- [Problem] Transcribe the material in full. Nothing should differ except that the pictures are left out.

- [Recorded data]
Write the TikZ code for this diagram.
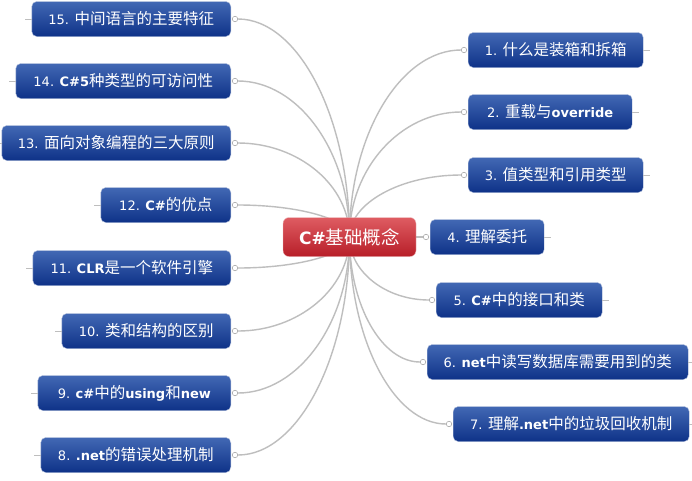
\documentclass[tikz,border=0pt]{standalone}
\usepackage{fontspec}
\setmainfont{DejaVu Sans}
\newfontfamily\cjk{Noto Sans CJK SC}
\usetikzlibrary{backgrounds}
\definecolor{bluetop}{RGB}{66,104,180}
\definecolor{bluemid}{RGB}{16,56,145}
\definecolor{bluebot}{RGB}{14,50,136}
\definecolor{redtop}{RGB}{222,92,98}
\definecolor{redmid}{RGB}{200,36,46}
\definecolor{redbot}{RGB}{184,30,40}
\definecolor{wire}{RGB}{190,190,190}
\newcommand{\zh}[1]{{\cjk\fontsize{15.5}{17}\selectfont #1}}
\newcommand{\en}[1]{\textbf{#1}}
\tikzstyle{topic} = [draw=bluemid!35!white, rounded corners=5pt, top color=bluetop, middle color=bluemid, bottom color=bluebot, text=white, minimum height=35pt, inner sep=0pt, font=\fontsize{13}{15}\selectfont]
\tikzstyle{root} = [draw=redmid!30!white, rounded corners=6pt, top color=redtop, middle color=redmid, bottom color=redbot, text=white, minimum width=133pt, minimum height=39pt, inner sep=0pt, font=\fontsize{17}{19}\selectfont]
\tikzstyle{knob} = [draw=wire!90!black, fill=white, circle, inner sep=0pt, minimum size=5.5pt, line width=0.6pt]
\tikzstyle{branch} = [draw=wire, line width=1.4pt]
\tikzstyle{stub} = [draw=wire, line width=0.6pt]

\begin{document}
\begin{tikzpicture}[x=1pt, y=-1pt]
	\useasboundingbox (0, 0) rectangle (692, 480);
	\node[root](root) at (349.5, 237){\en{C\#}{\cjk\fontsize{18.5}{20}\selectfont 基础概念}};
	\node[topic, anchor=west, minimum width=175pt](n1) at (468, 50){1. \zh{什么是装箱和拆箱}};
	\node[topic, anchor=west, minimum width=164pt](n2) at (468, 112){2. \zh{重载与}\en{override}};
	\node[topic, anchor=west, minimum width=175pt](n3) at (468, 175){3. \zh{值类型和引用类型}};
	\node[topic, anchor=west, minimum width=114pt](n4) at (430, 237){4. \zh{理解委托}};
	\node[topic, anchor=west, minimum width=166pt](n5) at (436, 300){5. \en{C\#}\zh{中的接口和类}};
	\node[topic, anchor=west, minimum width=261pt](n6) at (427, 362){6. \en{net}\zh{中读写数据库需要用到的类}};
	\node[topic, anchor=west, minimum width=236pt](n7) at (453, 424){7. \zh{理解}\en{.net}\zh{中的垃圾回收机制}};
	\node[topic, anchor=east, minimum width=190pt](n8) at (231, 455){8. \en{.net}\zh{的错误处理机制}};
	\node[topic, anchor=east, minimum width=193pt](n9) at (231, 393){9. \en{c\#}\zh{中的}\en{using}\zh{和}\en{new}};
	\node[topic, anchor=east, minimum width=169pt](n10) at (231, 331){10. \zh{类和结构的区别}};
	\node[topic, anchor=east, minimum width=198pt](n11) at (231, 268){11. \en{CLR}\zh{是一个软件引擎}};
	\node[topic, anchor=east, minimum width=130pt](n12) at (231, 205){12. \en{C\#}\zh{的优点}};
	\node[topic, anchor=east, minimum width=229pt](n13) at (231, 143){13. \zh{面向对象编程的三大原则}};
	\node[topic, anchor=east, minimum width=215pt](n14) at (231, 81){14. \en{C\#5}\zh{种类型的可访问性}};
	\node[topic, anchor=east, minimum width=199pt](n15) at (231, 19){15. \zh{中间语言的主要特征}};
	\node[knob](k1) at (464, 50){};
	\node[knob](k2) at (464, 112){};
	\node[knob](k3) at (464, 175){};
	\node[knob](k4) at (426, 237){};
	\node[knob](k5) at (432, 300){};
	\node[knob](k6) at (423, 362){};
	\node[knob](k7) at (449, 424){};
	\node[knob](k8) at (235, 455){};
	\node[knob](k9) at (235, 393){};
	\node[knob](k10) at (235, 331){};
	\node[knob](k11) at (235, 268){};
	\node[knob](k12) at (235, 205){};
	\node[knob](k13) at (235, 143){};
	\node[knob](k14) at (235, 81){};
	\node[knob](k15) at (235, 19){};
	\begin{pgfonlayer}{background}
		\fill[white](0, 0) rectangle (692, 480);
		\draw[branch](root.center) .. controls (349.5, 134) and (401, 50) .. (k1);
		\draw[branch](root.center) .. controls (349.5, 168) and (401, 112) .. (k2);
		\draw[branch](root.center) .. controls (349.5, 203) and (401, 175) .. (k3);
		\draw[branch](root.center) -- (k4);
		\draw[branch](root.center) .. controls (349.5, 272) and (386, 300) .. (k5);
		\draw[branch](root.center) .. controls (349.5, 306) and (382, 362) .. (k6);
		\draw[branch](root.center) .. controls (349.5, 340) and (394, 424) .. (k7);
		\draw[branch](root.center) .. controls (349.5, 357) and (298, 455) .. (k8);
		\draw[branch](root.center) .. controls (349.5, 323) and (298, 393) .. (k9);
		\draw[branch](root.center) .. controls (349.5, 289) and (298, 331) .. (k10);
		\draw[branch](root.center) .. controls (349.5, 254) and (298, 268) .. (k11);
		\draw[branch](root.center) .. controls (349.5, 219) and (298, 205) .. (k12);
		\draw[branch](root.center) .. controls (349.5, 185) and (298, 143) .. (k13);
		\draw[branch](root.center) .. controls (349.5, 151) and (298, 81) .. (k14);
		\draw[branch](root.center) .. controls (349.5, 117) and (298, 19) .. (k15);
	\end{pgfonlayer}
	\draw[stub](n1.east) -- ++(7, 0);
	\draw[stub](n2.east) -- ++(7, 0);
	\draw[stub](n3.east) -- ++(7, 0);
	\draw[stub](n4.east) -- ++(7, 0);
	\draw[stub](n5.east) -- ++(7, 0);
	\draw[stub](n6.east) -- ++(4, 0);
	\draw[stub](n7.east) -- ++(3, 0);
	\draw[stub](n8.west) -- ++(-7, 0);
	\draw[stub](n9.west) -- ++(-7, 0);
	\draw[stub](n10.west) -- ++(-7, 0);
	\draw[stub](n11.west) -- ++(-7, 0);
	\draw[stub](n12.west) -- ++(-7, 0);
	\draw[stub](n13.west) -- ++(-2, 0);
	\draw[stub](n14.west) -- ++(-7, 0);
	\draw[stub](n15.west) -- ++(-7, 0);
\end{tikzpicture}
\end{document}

- [Worked solution]
Write the TikZ code for this diagram.
\documentclass[tikz,border=0pt]{standalone}
\usepackage{fontspec}
\setmainfont{DejaVu Sans}
\newfontfamily\cjk{Noto Sans CJK SC}
\usetikzlibrary{backgrounds}
\definecolor{bluetop}{RGB}{66,104,180}
\definecolor{bluemid}{RGB}{16,56,145}
\definecolor{bluebot}{RGB}{14,50,136}
\definecolor{redtop}{RGB}{222,92,98}
\definecolor{redmid}{RGB}{200,36,46}
\definecolor{redbot}{RGB}{184,30,40}
\definecolor{wire}{RGB}{190,190,190}
\newcommand{\zh}[1]{{\cjk\fontsize{15.5}{17}\selectfont #1}}
\newcommand{\en}[1]{\textbf{#1}}
\tikzstyle{topic} = [draw=bluemid!35!white, rounded corners=5pt, top color=bluetop, middle color=bluemid, bottom color=bluebot, text=white, minimum height=35pt, inner sep=0pt, font=\fontsize{13}{15}\selectfont]
\tikzstyle{root} = [draw=redmid!30!white, rounded corners=6pt, top color=redtop, middle color=redmid, bottom color=redbot, text=white, minimum width=133pt, minimum height=39pt, inner sep=0pt, font=\fontsize{17}{19}\selectfont]
\tikzstyle{knob} = [draw=wire!90!black, fill=white, circle, inner sep=0pt, minimum size=5.5pt, line width=0.6pt]
\tikzstyle{branch} = [draw=wire, line width=1.4pt]
\tikzstyle{stub} = [draw=wire, line width=0.6pt]

\begin{document}
\begin{tikzpicture}[x=1pt, y=-1pt]
	\useasboundingbox (0, 0) rectangle (692, 480);
	\node[root](root) at (349.5, 237){\en{C\#}{\cjk\fontsize{18.5}{20}\selectfont 基础概念}};
	\node[topic, anchor=west, minimum width=175pt](n1) at (468, 50){1. \zh{什么是装箱和拆箱}};
	\node[topic, anchor=west, minimum width=164pt](n2) at (468, 112){2. \zh{重载与}\en{override}};
	\node[topic, anchor=west, minimum width=175pt](n3) at (468, 175){3. \zh{值类型和引用类型}};
	\node[topic, anchor=west, minimum width=114pt](n4) at (430, 237){4. \zh{理解委托}};
	\node[topic, anchor=west, minimum width=166pt](n5) at (436, 300){5. \en{C\#}\zh{中的接口和类}};
	\node[topic, anchor=west, minimum width=261pt](n6) at (427, 362){6. \en{net}\zh{中读写数据库需要用到的类}};
	\node[topic, anchor=west, minimum width=236pt](n7) at (453, 424){7. \zh{理解}\en{.net}\zh{中的垃圾回收机制}};
	\node[topic, anchor=east, minimum width=190pt](n8) at (231, 455){8. \en{.net}\zh{的错误处理机制}};
	\node[topic, anchor=east, minimum width=193pt](n9) at (231, 393){9. \en{c\#}\zh{中的}\en{using}\zh{和}\en{new}};
	\node[topic, anchor=east, minimum width=169pt](n10) at (231, 331){10. \zh{类和结构的区别}};
	\node[topic, anchor=east, minimum width=198pt](n11) at (231, 268){11. \en{CLR}\zh{是一个软件引擎}};
	\node[topic, anchor=east, minimum width=130pt](n12) at (231, 205){12. \en{C\#}\zh{的优点}};
	\node[topic, anchor=east, minimum width=229pt](n13) at (231, 143){13. \zh{面向对象编程的三大原则}};
	\node[topic, anchor=east, minimum width=215pt](n14) at (231, 81){14. \en{C\#5}\zh{种类型的可访问性}};
	\node[topic, anchor=east, minimum width=199pt](n15) at (231, 19){15. \zh{中间语言的主要特征}};
	\node[knob](k1) at (464, 50){};
	\node[knob](k2) at (464, 112){};
	\node[knob](k3) at (464, 175){};
	\node[knob](k4) at (426, 237){};
	\node[knob](k5) at (432, 300){};
	\node[knob](k6) at (423, 362){};
	\node[knob](k7) at (449, 424){};
	\node[knob](k8) at (235, 455){};
	\node[knob](k9) at (235, 393){};
	\node[knob](k10) at (235, 331){};
	\node[knob](k11) at (235, 268){};
	\node[knob](k12) at (235, 205){};
	\node[knob](k13) at (235, 143){};
	\node[knob](k14) at (235, 81){};
	\node[knob](k15) at (235, 19){};
	\begin{pgfonlayer}{background}
		\fill[white](0, 0) rectangle (692, 480);
		\draw[branch](root.center) .. controls (349.5, 134) and (401, 50) .. (k1);
		\draw[branch](root.center) .. controls (349.5, 168) and (401, 112) .. (k2);
		\draw[branch](root.center) .. controls (349.5, 203) and (401, 175) .. (k3);
		\draw[branch](root.center) -- (k4);
		\draw[branch](root.center) .. controls (349.5, 272) and (386, 300) .. (k5);
		\draw[branch](root.center) .. controls (349.5, 306) and (382, 362) .. (k6);
		\draw[branch](root.center) .. controls (349.5, 340) and (394, 424) .. (k7);
		\draw[branch](root.center) .. controls (349.5, 357) and (298, 455) .. (k8);
		\draw[branch](root.center) .. controls (349.5, 323) and (298, 393) .. (k9);
		\draw[branch](root.center) .. controls (349.5, 289) and (298, 331) .. (k10);
		\draw[branch](root.center) .. controls (349.5, 254) and (298, 268) .. (k11);
		\draw[branch](root.center) .. controls (349.5, 219) and (298, 205) .. (k12);
		\draw[branch](root.center) .. controls (349.5, 185) and (298, 143) .. (k13);
		\draw[branch](root.center) .. controls (349.5, 151) and (298, 81) .. (k14);
		\draw[branch](root.center) .. controls (349.5, 117) and (298, 19) .. (k15);
	\end{pgfonlayer}
	\draw[stub](n1.east) -- ++(7, 0);
	\draw[stub](n2.east) -- ++(7, 0);
	\draw[stub](n3.east) -- ++(7, 0);
	\draw[stub](n4.east) -- ++(7, 0);
	\draw[stub](n5.east) -- ++(7, 0);
	\draw[stub](n6.east) -- ++(4, 0);
	\draw[stub](n7.east) -- ++(3, 0);
	\draw[stub](n8.west) -- ++(-7, 0);
	\draw[stub](n9.west) -- ++(-7, 0);
	\draw[stub](n10.west) -- ++(-7, 0);
	\draw[stub](n11.west) -- ++(-7, 0);
	\draw[stub](n12.west) -- ++(-7, 0);
	\draw[stub](n13.west) -- ++(-2, 0);
	\draw[stub](n14.west) -- ++(-7, 0);
	\draw[stub](n15.west) -- ++(-7, 0);
\end{tikzpicture}
\end{document}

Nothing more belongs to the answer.